Students played their hand-built instruments as a part of the Luthier Program Showcase last week at Sisters High School. photo by Ceili Cornelius
By Ceili Cornelius
Last week students who are part of the Woods 2 class at Sisters High School presented their completed guitars and ukuleles to the public.
The showcase was held at Sisters High School and was presented in partnership with Sisters Folk Festival.
The Woods 2 class is taught by Tony Cosby, alongside volunteers from the community who come in and help students build their guitars and ukuleles. Marcy Edwards, Cory Stengel and David Perkins are a few of the many volunteers with the ukulele program. It takes one semester to make a ukulele, versus the entire year it takes to build a guitar.
Edwards said, "I love seeing the enthusiasm of the students, and love seeing them pick out a flat piece of wood that eventually becomes a playable instrument."
The ukulele-building program started six years ago and is gaining more popularity among students.
"Students who want to take AP classes and have a full schedule now have the opportunity to build an instrument because they only have to schedule the class for one semester," Edwards noted.
"I'm so glad I got to build a ukulele. All of high school I have wanted to make one and it is something that I will take with me to college," said senior Jules Meeter.
The luthier program is partially funded by grants through the Sisters Folk Festival and is supported by the school district, volunteers, Breedlove Guitar and Bowerman Guitars.
"The students started building these instruments with a whole bunch of heart and a can-do mentality. Over time it has developed to one of the finest luthier programs in the country," said the creative director for Sisters Folk Festival, Brad Tisdel.
Cosby is the teacher and mentor of the woods programs at Sisters High School and has been teaching the program since the beginning.
"I don't love building guitars; it's low on the list of things I like to do," he said. "I really like the connection I create with the kids. There is at least a four-year story behind each one of the kids that build guitars. They get to start on something really hard and see it through till the end and will pass on their guitars to grandkids."
Many of the students came to the showcase after just finishing their guitars that same day.
"I finished my guitar five minutes ago and just learned how to play a three-chord song," said graduating senior Will Werts. Werts also told The Nugget that "I like seeing how raw materials looked from start to finish. It was an amazing opportunity to create a playable instrument that I will keep forever."
Bill MacDonald has been a volunteer and teacher for 10 years with the luthier program at the high school. He says he's enjoyed watching the program grow and evolve.

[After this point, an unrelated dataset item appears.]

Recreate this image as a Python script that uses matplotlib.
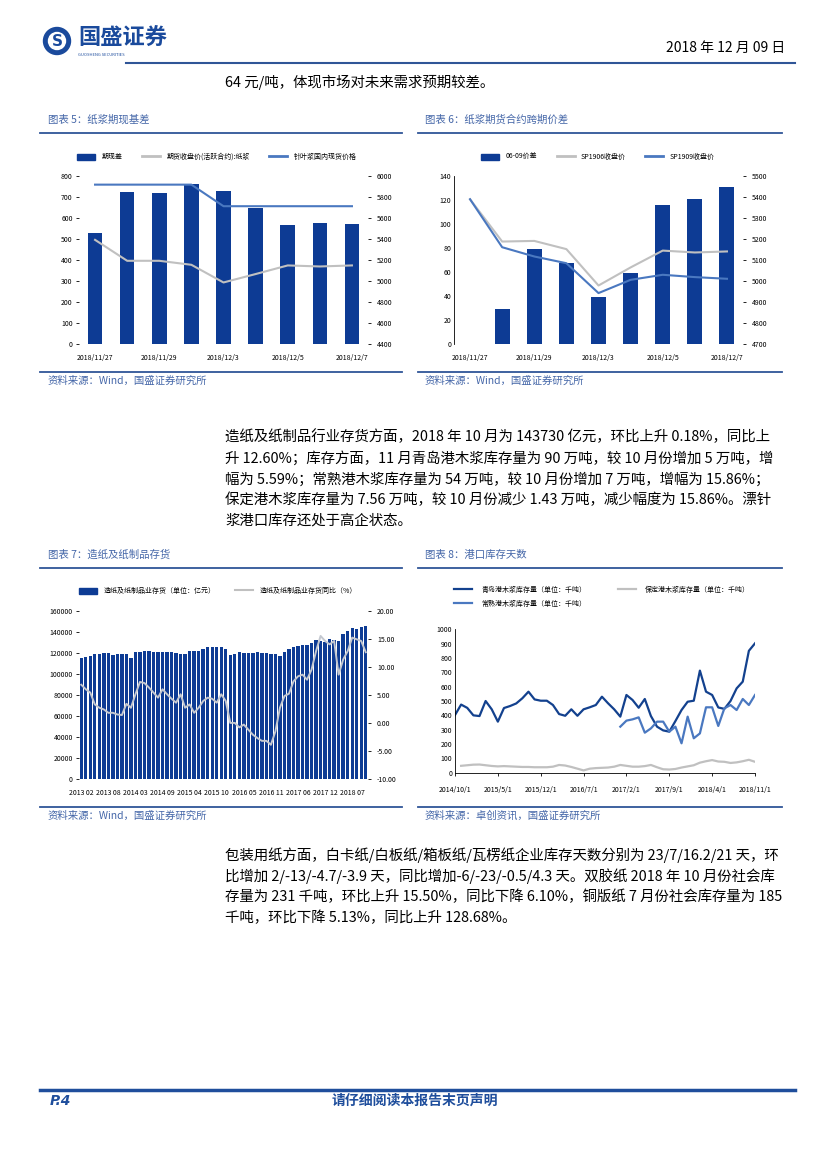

Students spend countless hours in the wood shop building their guitars and ukuleles, and came in outside of school hours to create the best instruments they could. Students taught themselves to use various computer programs including using a CNC machine, a controlled router that can be programed to cut specific designs. Every inlay or rosette (the design that surrounds the sound-hole) is created out of pearl, stone, shell, or abalone. Senior Will Miner helped every student create their inlay on the CNC machine, whether it be making the design or putting it on the guitar.
"I feel like I am now related to Will after spending so much time together," said Cosby.
Every student in the class helped each other create the best sounding and looking instruments they could during the span of nine months.
Ryan Funk and Brandon Ermatinger were able to play their hand-built guitars at the graduation ceremony for the senior song.
"I built this guitar with the help of all the volunteers, and Cosby, and I am so blessed to have been able to build a guitar that sounds amazing," said Ermatinger.
The evening continued with a presentation by each one of the student groups that worked together to build their guitars. Many of the students explained special parts on their guitar from the unique head-stock shape, or design inlays on the rosette. A few of the students built their guitars for somebody else. Nika Chick built her guitar for her mom for Mother's Day, and Miner built a left-handed guitar for his dad. The evening ended with students, led by Tisdel, performing "Three Little Birds" by Bob Marley on their hand-built guitars.